To fully understand the Italian Navy inter-war construction programmes yu also need to study those of France as well, because these two countries effectively became locked in their own little a naval arms race to allow their navies to control the Med, or at least to prevent the other from controlling it. With both having extensive colonies in North Africa this was essential. Both came out of WW1 with fleets that were badly in need of modernisation. Throughout the period to the mid-1930s there were hopes for worldwide disarmament and the politics surrounding that also affected what was ordered and when.

Capital ships
In the 1920s both Italy & France studied new battleships and both secured concessions at Washington that would allowed them to start replacement programmes in 1927. Neither could afford it financially. France, also facing a resurgent German Navy from 1929 (when the pocket battleship Deutschland was laid down), finally had to bite the bullet and lay down Dunkerque & Strasbourg in 1932 & 1934 (planning of these began in 1929). The Italian response, with negotiations between the two countries failing, was to reconstruct the two Cavours as an interim measure (actually begun Oct 1933) pending the outcome of the 1930 London Naval Conference where there had been moves to limit the size of individual new capital ships (which came to nothing in the end). With that out of the way the Italians decided to build two Littorio class (laid down Oct 1934) to outclass the Dunkerques. Germany responded to the French Dunkerques by building the Scharnhorsts (laid down 1935), while France reponded to the Littorios with the first pair of Richelieus in 1935 & 1936.

The decision to reconstruct the Dorias didn't come until Feb 1937, after the 1936 London Naval treaty was signed with the second pair of Littorios being authorised by Mussolini in Dec that year.


Heavy cruisers
In common with other countries, if they couldn't acquire battleships due to Treaty or financial woes, France & Italy bought 10,000 ton heavy cruisers. Cheaper than new capital ships and numbers not Treaty limited. The French started the ball rolling with the design of the 2 Duquesna class from 1922 (laid down in 1924 & 1925). The Italians matched that with the two Trentos ordered in 1924 and laid down in 1925. France followed with further ships laid down in 1925, 1926, 1927, 1928, 1929 & 1931. Italy followed up its initial pair by laying down two in 1929, two in 1930 and one in 1931. Each succeeding class was an improvement on the one before and an attempt to outperform the other country. So the two nations matched each other in numbers. But these were still expensive ships to build.

The 1930 London Naval Treaty put an end to construction of these large 8" cruisers. While France & Italy did not sign up to that part of the Treaty, they informally agreed to abide by it and not build any more.

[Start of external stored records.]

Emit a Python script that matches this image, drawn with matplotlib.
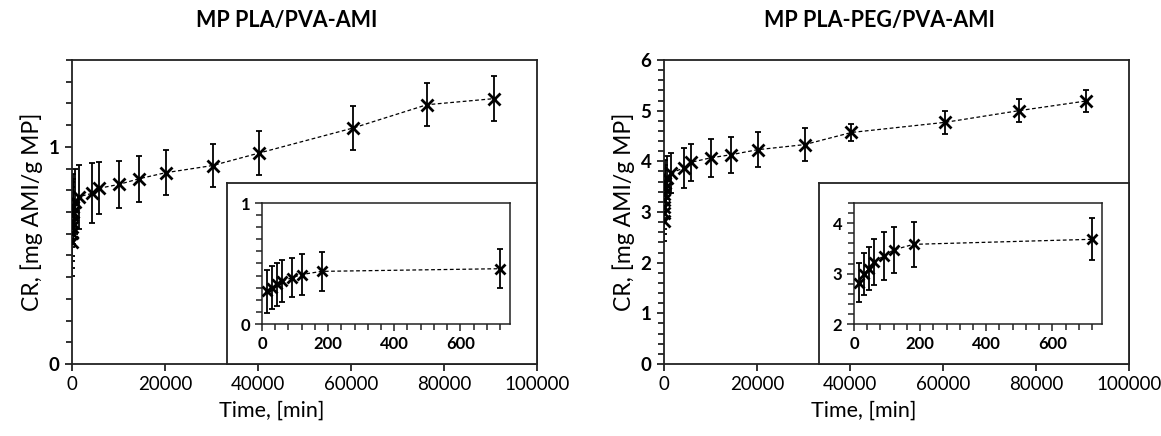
import matplotlib
matplotlib.use("Agg")
import matplotlib.pyplot as plt
from matplotlib.ticker import MultipleLocator

plt.rcParams['font.family'] = ['Lato', 'DejaVu Sans']

# time points, [min]
t_early = [15, 30, 45, 60, 90, 120, 180, 720]
t_late = [1440, 4320, 5760, 10080, 14400, 20160, 30240, 40320, 60480, 76320, 90720]

# MP PLA/PVA-AMI
pla_main_early = [0.563, 0.602, 0.633, 0.656, 0.687, 0.702, 0.725, 0.748]
pla_main_early_err = [0.16, 0.16, 0.16, 0.16, 0.15, 0.15, 0.15, 0.15]
pla_late = [0.770, 0.786, 0.809, 0.827, 0.853, 0.881, 0.914, 0.972, 1.087, 1.194, 1.222]
pla_late_err = [0.147, 0.138, 0.12, 0.11, 0.105, 0.103, 0.10, 0.10, 0.10, 0.10, 0.105]
pla_inset = [0.269, 0.301, 0.328, 0.355, 0.382, 0.409, 0.435, 0.457]
pla_inset_err = [0.178, 0.179, 0.179, 0.176, 0.16, 0.168, 0.16, 0.16]

# MP PLA-PEG/PVA-AMI
peg_inset = [2.82, 2.99, 3.10, 3.23, 3.35, 3.47, 3.58, 3.68]
peg_inset_err = [0.39, 0.42, 0.43, 0.45, 0.47, 0.46, 0.45, 0.42]
peg_late = [3.77, 3.87, 3.98, 4.07, 4.13, 4.23, 4.33, 4.57, 4.77, 5.00, 5.19]
peg_late_err = [0.39, 0.39, 0.37, 0.37, 0.36, 0.34, 0.32, 0.17, 0.23, 0.23, 0.21]

W, H = 1161, 436
fig = plt.figure(figsize=(W / 100, H / 100), dpi=100)


def box(x0, y0, x1, y1):
    return [x0 / W, 1 - y1 / H, (x1 - x0) / W, (y1 - y0) / H]


def series(ax, t, y, e, ms=8):
    ax.errorbar(t, y, yerr=e, fmt='none', ecolor='black', elinewidth=1.3,
                capsize=2.5, capthick=1.3, zorder=2)
    ax.plot(t, y, linestyle=(0, (3, 2)), color='black', linewidth=0.9,
            marker='x', markersize=ms, markeredgewidth=2, zorder=3)


def style(ax, lw=1.3):
    for s in ax.spines.values():
        s.set_linewidth(lw)
        s.set_color('#222222')
    ax.tick_params(which='both', direction='out', color='#222222', width=lw)
    ax.tick_params(which='major', length=5)
    ax.tick_params(which='minor', length=4)


panels = [
    (72, 'MP PLA/PVA-AMI', pla_main_early, pla_main_early_err, pla_late, pla_late_err,
     (0, 1.4), 1, 0.1, pla_inset, pla_inset_err, (0, 1), 1, 0.1),
    (664, 'MP PLA-PEG/PVA-AMI', peg_inset, peg_inset_err, peg_late, peg_late_err,
     (0, 6), 1, 0.2, peg_inset, peg_inset_err, (2, 4.4), 1, 0.2),
]

for x0, title, ye, ee, yl, el, ylim, maj, mnr, yi, ei, ylim_i, maj_i, mnr_i in panels:
    ax = fig.add_axes(box(x0, 60, x0 + 465, 364))
    series(ax, t_early + t_late, ye + yl, ee + el)
    ax.set_xlim(0, 100000)
    ax.set_ylim(*ylim)
    ax.xaxis.set_major_locator(MultipleLocator(20000))
    ax.yaxis.set_major_locator(MultipleLocator(maj))
    ax.yaxis.set_minor_locator(MultipleLocator(mnr))
    style(ax)
    ax.tick_params(axis='x', labelsize=13.5)
    ax.tick_params(axis='y', labelsize=13.5, pad=4)
    for lab in ax.get_yticklabels():
        lab.set_fontweight('bold')

    # white framed box that holds the inset
    bx = fig.add_axes(box(x0 + 155, 183, x0 + 465, 364))
    bx.set_xticks([])
    bx.set_yticks([])
    for s in bx.spines.values():
        s.set_linewidth(1.3)
        s.set_color('#222222')
    bx.set_zorder(5)

    ix = fig.add_axes(box(x0 + 190, 203, x0 + 438, 324))
    series(ix, t_early, yi, ei, ms=7)
    ix.set_xlim(0, 750)
    ix.set_ylim(*ylim_i)
    ix.xaxis.set_major_locator(MultipleLocator(200))
    ix.xaxis.set_minor_locator(MultipleLocator(40))
    ix.yaxis.set_major_locator(MultipleLocator(maj_i))
    ix.yaxis.set_minor_locator(MultipleLocator(mnr_i))
    style(ix, lw=1.1)
    ix.tick_params(labelsize=12)
    for lab in ix.get_xticklabels() + ix.get_yticklabels():
        lab.set_fontweight('bold')
    ix.set_zorder(6)

    fig.text((x0 + 215) / W, 1 - 20 / H, title, ha='center', va='center',
             fontsize=15.5, fontweight='bold')
    fig.text((x0 + 200) / W, 1 - 411 / H, 'Time, [min]', ha='center', va='center',
             fontsize=15.5)
    fig.text((x0 - 40) / W, 1 - 212 / H, 'CR, [mg AMI/g MP]', ha='center', va='center',
             fontsize=16.5, rotation=90)

fig.savefig('out.png', dpi=100)
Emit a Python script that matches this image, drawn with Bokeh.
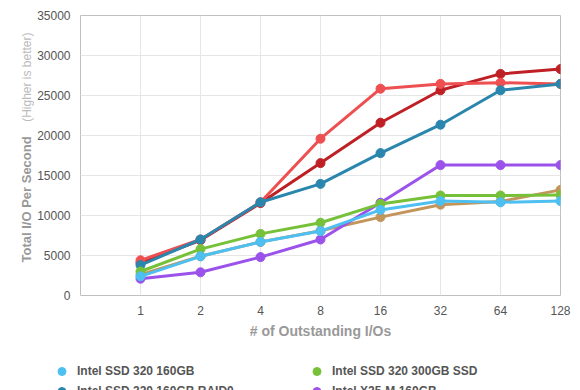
import math
from bokeh.plotting import figure
from bokeh.layouts import column, row
from bokeh.models import FixedTicker, Legend, LegendItem, Range1d
from bokeh.core.properties import value
from bokeh.embed import file_html
from bokeh.resources import INLINE

# ---- data ----
x_labels = ["1", "2", "4", "8", "16", "32", "64", "128"]
x_pos = [0, 1, 2, 3, 4, 5, 6, 7]
y_ticks = [0, 5000, 10000, 15000, 20000, 25000, 30000, 35000]

ssd320_160 = [2400, 4900, 6700, 8050, 10700, 11800, 11650, 11800]
ssd320_300 = [3000, 5800, 7700, 9100, 11450, 12500, 12500, 12550]
ssd320_160_raid0 = [3800, 7000, 11650, 13950, 17800, 21350, 25650, 26450]
x25m_160 = [2100, 2900, 4800, 7000, 11600, 16300, 16300, 16300]
ssd510_250 = [2600, 4900, 6700, 8100, 9800, 11350, 11750, 13200]
vertex3_240 = [4400, 7000, 11650, 19600, 25850, 26450, 26600, 26450]
vertex3_240_raid0 = [4100, 6900, 11550, 16550, 21600, 25650, 27700, 28300]

series = [
    ("Intel SSD 320 160GB", ssd320_160, "#4dbff0"),
    ("Intel SSD 320 300GB SSD", ssd320_300, "#77c13a"),
    ("Intel SSD 320 160GB RAID0", ssd320_160_raid0, "#2a86ad"),
    ("Intel X25-M 160GB", x25m_160, "#9b52ea"),
    ("Intel SSD 510 250GB", ssd510_250, "#c4955a"),
    ("OCZ Vertex 3 240GB", vertex3_240, "#ee4f50"),
    ("OCZ Vertex 3 240GB RAID0", vertex3_240_raid0, "#bf2026"),
]

y_title = "Total I/O Per Second"
y_subtitle = "(Higher is better)"
x_title = "# of Outstanding I/Os"

FONT = "Liberation Sans"
TOP_H = 350
TITLE_W = 34
B_TOP, B_BOTTOM = 15, 55
FRAME_H = TOP_H - B_TOP - B_BOTTOM  # 280


def bare(fig):
    fig.xaxis.visible = False
    fig.yaxis.visible = False
    fig.xgrid.visible = False
    fig.ygrid.visible = False
    fig.outline_line_color = None
    fig.background_fill_color = "white"
    fig.border_fill_color = "white"


# ---- y title panel: frame aligned with the chart frame (pixel coords, y up from frame bottom) ----
t = figure(width=TITLE_W, height=TOP_H, output_backend="svg", toolbar_location=None,
           x_range=Range1d(0, TITLE_W), y_range=Range1d(0, FRAME_H),
           min_border_left=0, min_border_right=0, min_border_top=B_TOP,
           min_border_bottom=B_BOTTOM)
bare(t)
t.text(x=[26], y=[33], text=[y_title], angle=math.pi / 2, text_align="left",
       text_baseline="middle", text_font=value(FONT), text_font_size="13px",
       text_font_style="bold", text_color="#999999")
t.text(x=[26], y=[263], text=[y_subtitle], angle=math.pi / 2, text_align="right",
       text_baseline="middle", text_font=value(FONT), text_font_size="12px",
       text_color="#bbbbbb")

# ---- main chart ----
p = figure(width=580 - TITLE_W, height=TOP_H, output_backend="svg", toolbar_location=None,
           x_range=Range1d(-1, 7), y_range=Range1d(0, 35000),
           min_border_left=80 - TITLE_W, min_border_right=20, min_border_top=B_TOP,
           min_border_bottom=B_BOTTOM)
p.background_fill_color = "white"
p.border_fill_color = "white"
p.outline_line_color = "#c0c0c0"
p.outline_line_width = 1

p.xgrid.grid_line_color = "#e6e6e6"
p.ygrid.grid_line_color = "#e6e6e6"
p.xaxis.ticker = FixedTicker(ticks=x_pos)
p.xaxis.major_label_overrides = {i: l for i, l in zip(x_pos, x_labels)}
p.yaxis.ticker = FixedTicker(ticks=y_ticks)

for ax in (p.xaxis[0], p.yaxis[0]):
    ax.axis_line_color = None
    ax.major_tick_line_color = None
    ax.minor_tick_line_color = None
    ax.major_tick_out = 0
    ax.major_tick_in = 0
    ax.major_label_text_font = FONT
    ax.major_label_text_font_size = "12px"
    ax.major_label_text_color = "#555555"
p.yaxis.major_label_standoff = 10
p.xaxis.major_label_standoff = 10
p.yaxis.formatter.use_scientific = False

p.xaxis.axis_label = x_title
p.xaxis.axis_label_text_font = FONT
p.xaxis.axis_label_text_font_size = "14px"
p.xaxis.axis_label_text_font_style = "bold"
p.xaxis.axis_label_text_color = "#999999"
p.xaxis.axis_label_standoff = 5

for name, vals, color in reversed(series):
    p.line(x_pos, vals, line_color=color, line_width=3)
    p.scatter(x_pos, vals, size=9, fill_color=color, line_color=color)

# ---- legend panel (series drawn out of view; only the legend shows) ----
lg = figure(width=580, height=390 - TOP_H, output_backend="svg", toolbar_location=None,
            x_range=Range1d(-20, -19), y_range=Range1d(-20, -19), min_border=0)
bare(lg)
items = []
for name, vals, color in series:
    r = lg.scatter(x_pos, vals, size=9, fill_color=color, line_color=color)
    items.append(LegendItem(label=name, renderers=[r]))
legend = Legend(items=items, location=(49, -51), orientation="horizontal", ncols=2,
                glyph_width=25, glyph_height=20, label_height=20, label_standoff=3,
                label_width=227, spacing=0, padding=0, margin=0,
                border_line_alpha=0, background_fill_alpha=0,
                label_text_font=FONT, label_text_font_size="12px",
                label_text_font_style="bold", label_text_color="#555555")
lg.add_layout(legend, "center")

layout = column(row(t, p), lg)
open("out.html", "w").write(file_html(layout, INLINE))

Light cruisers, Contre-torpilleurs, Esploratori, & destroyers
In the 1920s and early 1930s France laid down a large number of large destroyers (the contre-torpilleurs). The Italian response was to build the large Navigatore class Esploratori (later reclassified as destroyers) and the Guissano & Cadorna class light cruisers from 1927 & 1928-30 respectively.

And so it went on through the 1930s. Post London both nations built 6 light cruisers through to the end of 1937.

As the French continued to build their large destroyers of the Le Fantasque & Mogador types, the Italian response from 1939 was the Capitani Romani class light cruisers (12 ordered, 4 completed).

Neither country could afford to continue building large numbers of contre-torpilleur / Esploratori type destroyers & small cruisers so had to settle for other smaller destroyer classes.

Delve deep and it is interesting how things played out between the various navies in this period.